- _WHAT TO DO_: Pull every line containing "this" out of the material below.

- _DATASET EXTRACT_:
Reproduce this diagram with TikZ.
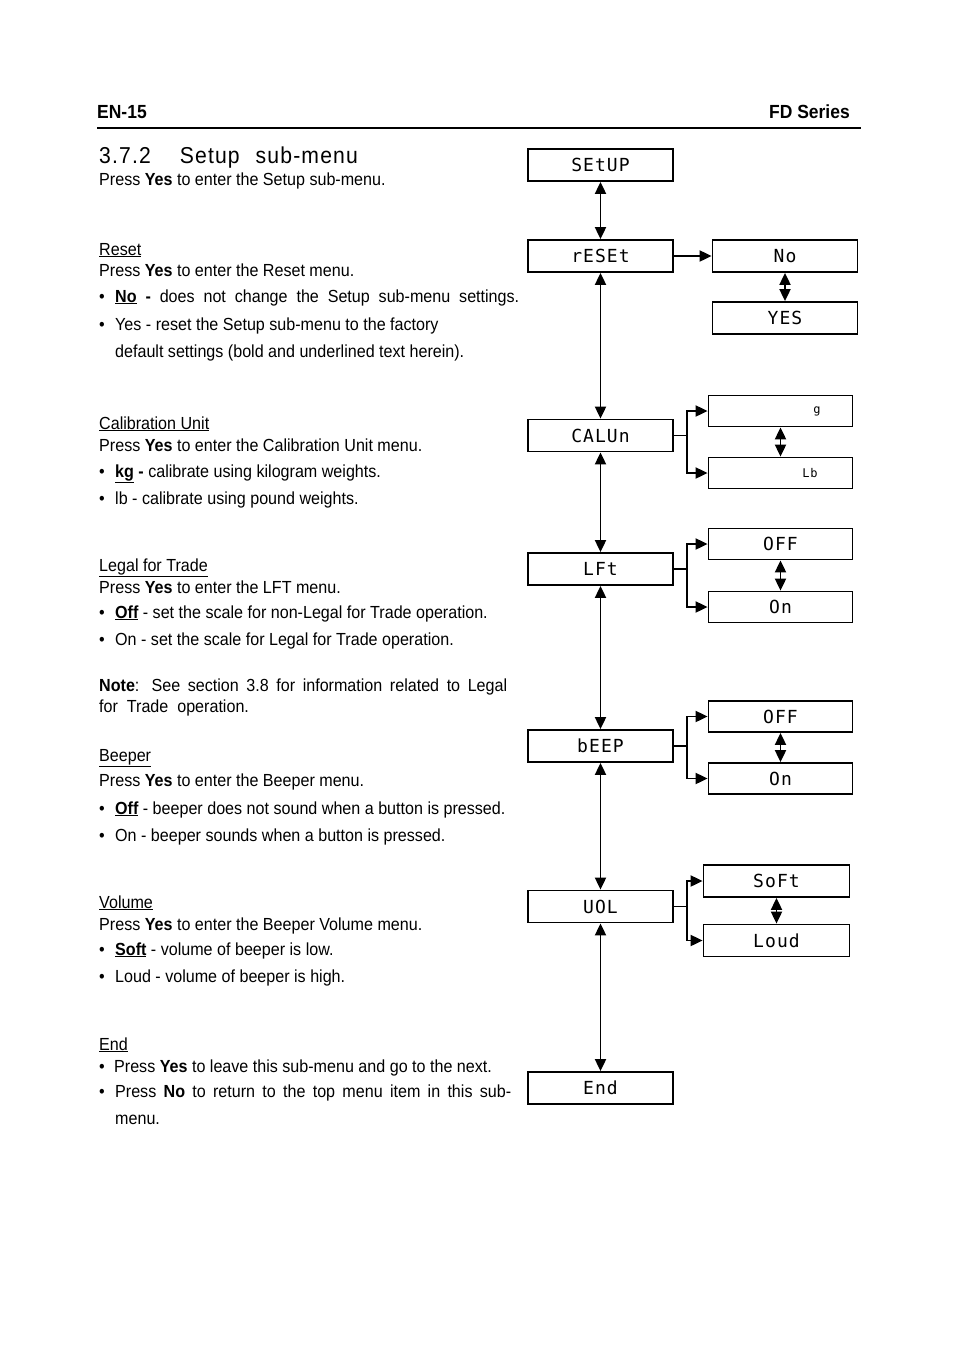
\documentclass[tikz,border=0pt]{standalone}
\usepackage{fontspec}
\setmainfont{Liberation Sans}[FakeStretch=0.92]
\newfontfamily\segfont{DejaVu Sans Mono}[LetterSpace=6]
\newfontfamily\headfont{Liberation Sans}[FakeStretch=0.92,LetterSpace=5]
\usetikzlibrary{arrows.meta}
\newcommand\bodyfont{\fontsize{17.5}{20}\selectfont}
\newcommand\bul{\makebox[16pt][l]{•}}
\begin{document}
\begin{tikzpicture}[x=1pt,y=-1pt,
  mbox/.style={draw, line width=1.8pt, minimum width=145pt, minimum height=32pt, inner sep=0pt,
    font=\segfont\fontsize{18}{18}\selectfont},
  obox/.style={mbox, minimum width=144pt, minimum height=31pt},
  dbl/.style={line width=1.9pt, {Triangle[length=12pt,width=11pt]}-{Triangle[length=12pt,width=11pt]}},
  sarr/.style={line width=1.9pt, -{Triangle[length=12pt,width=11pt]}},
  lnk/.style={line width=1.9pt},
  txt/.style={anchor=base west, inner sep=0pt, font=\bodyfont},
]
\useasboundingbox (0,0) rectangle (954,1354);

% header
\node[anchor=base west, inner sep=0pt, font=\bfseries\fontsize{19}{20}\selectfont] (hl) at (97,118) {EN-15};
\node[anchor=base east, inner sep=0pt, font=\bfseries\fontsize{19}{20}\selectfont] (hr) at (850,118) {FD Series};
\coordinate (rl) at (97,128);
\coordinate (rr) at (861,128);
\draw[line width=2pt] (rl) -- (rr);

% heading
\node[anchor=base west, inner sep=0pt, font=\headfont\fontsize{23}{24}\selectfont] (head) at (99,163)
  {3.7.2\hspace{29pt}Setup\hspace{16pt}sub-menu};

% left text
\node[txt] (t1) at (99,185) {Press \textbf{Yes} to enter the Setup sub-menu.};

\node[txt] (t2) at (99,255) {\underline{Reset}};
\node[txt] (t3) at (99,276) {Press \textbf{Yes} to enter the Reset menu.};
\node[txt] (t4) at (99,302) {\makebox[420pt][s]{\bul\textbf{\underline{No} -} does not change the Setup sub-menu settings.}};
\node[txt] (t5) at (99,330) {\bul Yes - reset the Setup sub-menu to the factory};
\node[txt] (t6) at (115,357) {default settings (bold and underlined text herein).};

\node[txt] (t7) at (99,429) {\underline{Calibration Unit}};
\node[txt] (t8) at (99,451) {Press \textbf{Yes} to enter the Calibration Unit menu.};
\node[txt] (t9) at (99,477) {\bul\textbf{\underline{kg} -} calibrate using kilogram weights.};
\node[txt] (t10) at (99,504) {\bul lb - calibrate using pound weights.};

\node[txt] (t11) at (99,571) {\underline{Legal for Trade}};
\node[txt] (t12) at (99,593) {Press \textbf{Yes} to enter the LFT menu.};
\node[txt] (t13) at (99,618) {\bul\textbf{\underline{Off}} - set the scale for non-Legal for Trade operation.};
\node[txt] (t14) at (99,645) {\bul On - set the scale for Legal for Trade operation.};

\node[txt] (t15) at (99,691) {\makebox[408pt][s]{\textbf{Note}: See section 3.8 for information related to Legal}};
\node[txt] (t16) at (99,712) {for\ \ Trade\ \ operation.};

\node[txt] (t17) at (99,761) {\underline{Beeper}};
\node[txt] (t18) at (99,786) {Press \textbf{Yes} to enter the Beeper menu.};
\node[txt] (t19) at (99,814) {\bul\textbf{\underline{Off}} - beeper does not sound when a button is pressed.};
\node[txt] (t20) at (99,841) {\bul On - beeper sounds when a button is pressed.};

\node[txt] (t21) at (99,908) {\underline{Volume}};
\node[txt] (t22) at (99,930) {Press \textbf{Yes} to enter the Beeper Volume menu.};
\node[txt] (t23) at (99,955) {\bul\textbf{\underline{Soft}} - volume of beeper is low.};
\node[txt] (t24) at (99,982) {\bul Loud - volume of beeper is high.};

\node[txt] (t25) at (99,1050) {\underline{End}};
\node[txt] (t26) at (99,1072) {\makebox[15pt][l]{•}Press \textbf{Yes} to leave this sub-menu and go to the next.};
\node[txt] (t27) at (99,1097) {\makebox[412pt][s]{\bul Press \textbf{No} to return to the top menu item in this sub-}};
\node[txt] (t28) at (115,1124) {menu.};

% main column
\node[mbox] (setup) at (600.5,165) {SEtUP};
\node[mbox] (reset) at (600.5,256) {rESEt};
\node[mbox] (calun) at (600.5,435.5) {CALUn};
\node[mbox] (lft)   at (600.5,569) {LFt};
\node[mbox] (beep)  at (600.5,746) {bEEP};
\node[mbox] (vol)   at (600.5,906.5) {UOL};
\node[mbox] (endb)  at (600.5,1088) {End};

\draw[dbl] (setup) -- (reset);
\draw[dbl] (reset) -- (calun);
\draw[dbl] (calun) -- (lft);
\draw[dbl] (lft) -- (beep);
\draw[dbl] (beep) -- (vol);
\draw[dbl] (vol) -- (endb);

% reset options
\node[obox, minimum width=145pt, minimum height=32pt] (no) at (785,256) {No};
\node[obox, minimum width=145pt, minimum height=32pt] (yes) at (785,318) {YES};
\draw[sarr] (reset) -- (no);
\draw[dbl] (no) -- (yes);

% calibration unit options
\node[obox] (kg) at (780.5,411) {\makebox[80pt][r]{\fontsize{12}{12}\selectfont g}};
\node[obox] (lb) at (780.5,473) {\makebox[74pt][r]{\fontsize{12}{12}\selectfont Lb}};
\coordinate (cj) at (687,435.5);
\draw[lnk] (calun) -- (cj);
\draw[sarr] (cj) |- (kg);
\draw[sarr] (cj) |- (lb);
\draw[dbl] (kg) -- (lb);

% LFT options
\node[obox] (loff) at (780.5,544) {OFF};
\node[obox] (lon) at (780.5,607) {On};
\coordinate (lj) at (687,569);
\draw[lnk] (lft) -- (lj);
\draw[sarr] (lj) |- (loff);
\draw[sarr] (lj) |- (lon);
\draw[dbl] (loff) -- (lon);

% beep options
\node[obox] (boff) at (780.5,716.5) {OFF};
\node[obox] (bon) at (780.5,778.5) {On};
\coordinate (bj) at (687,746);
\draw[lnk] (beep) -- (bj);
\draw[sarr] (bj) |- (boff);
\draw[sarr] (bj) |- (bon);
\draw[dbl] (boff) -- (bon);

% volume options
\node[obox, minimum width=146pt, minimum height=32pt] (soft) at (776.5,881) {SoFt};
\node[obox, minimum width=146pt, minimum height=32pt] (loud) at (776.5,940.5) {Loud};
\coordinate (vj) at (687,906.5);
\draw[lnk] (vol) -- (vj);
\draw[sarr] (vj) |- (soft);
\draw[sarr] (vj) |- (loud);
\draw[dbl] (soft) -- (loud);
\end{tikzpicture}
\end{document}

- _FULL ANSWER_:
Reproduce this diagram with TikZ.
\node[txt] (t26) at (99,1072) {\makebox[15pt][l]{•}Press \textbf{Yes} to leave this sub-menu and go to the next.};
\node[txt] (t27) at (99,1097) {\makebox[412pt][s]{\bul Press \textbf{No} to return to the top menu item in this sub-}};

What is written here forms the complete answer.